In this setting, if we can say what our measure of uncertainty
would be both before and after receiving a particular sign, say,
by way of making an observation or by way of some other courier,
then we can define a quantity called the "information capacity"
of the set of signs at issue. The information capacity is the
"average uncertainty reduction on receiving each sign" (AURORES).
Thus comes the dawn of information theory.
The way I understand it, sign-tokens are physical things --
they are actually another set of "outcomes" that "occur"
in the real world, and so they have to have some sort of
physical basis, but sign-types are classes of sign-tokens,
what statistical folks called "events", that is, subsets
of some sample space, and so they have an abstract quality
to them.

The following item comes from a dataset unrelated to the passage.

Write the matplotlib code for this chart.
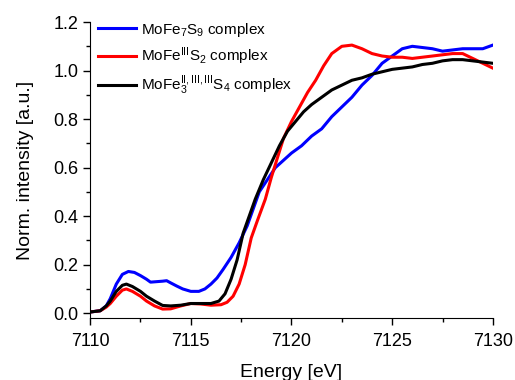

We "typically" intend the token as a representative
of its class, and so there is almost always some ambiguity here.
So when I hear people talking about a category of being that
they call "information", I have to stop and say to myself:
Okay, they mean a sign that is given in a setting where it
posseses and potentially conveys a quantity of information.
Anyway, this is how I understand these things. As I read over what
I just wrote, however, I notice that it looks more like a personal
attempt to come up with a rational -- and risky -- reconstruction
of what I rememeber of classical information theory, but within the
kind of sign-theoretic setting that I get from Peirce, and I now see
that many of the details are looking kind of fuzzy.
So, thanks for the chance to at least start on the work of clarification,
and I will shift this back to on-list communication so as not to protect
it from the criticism of others who might be able to help out here.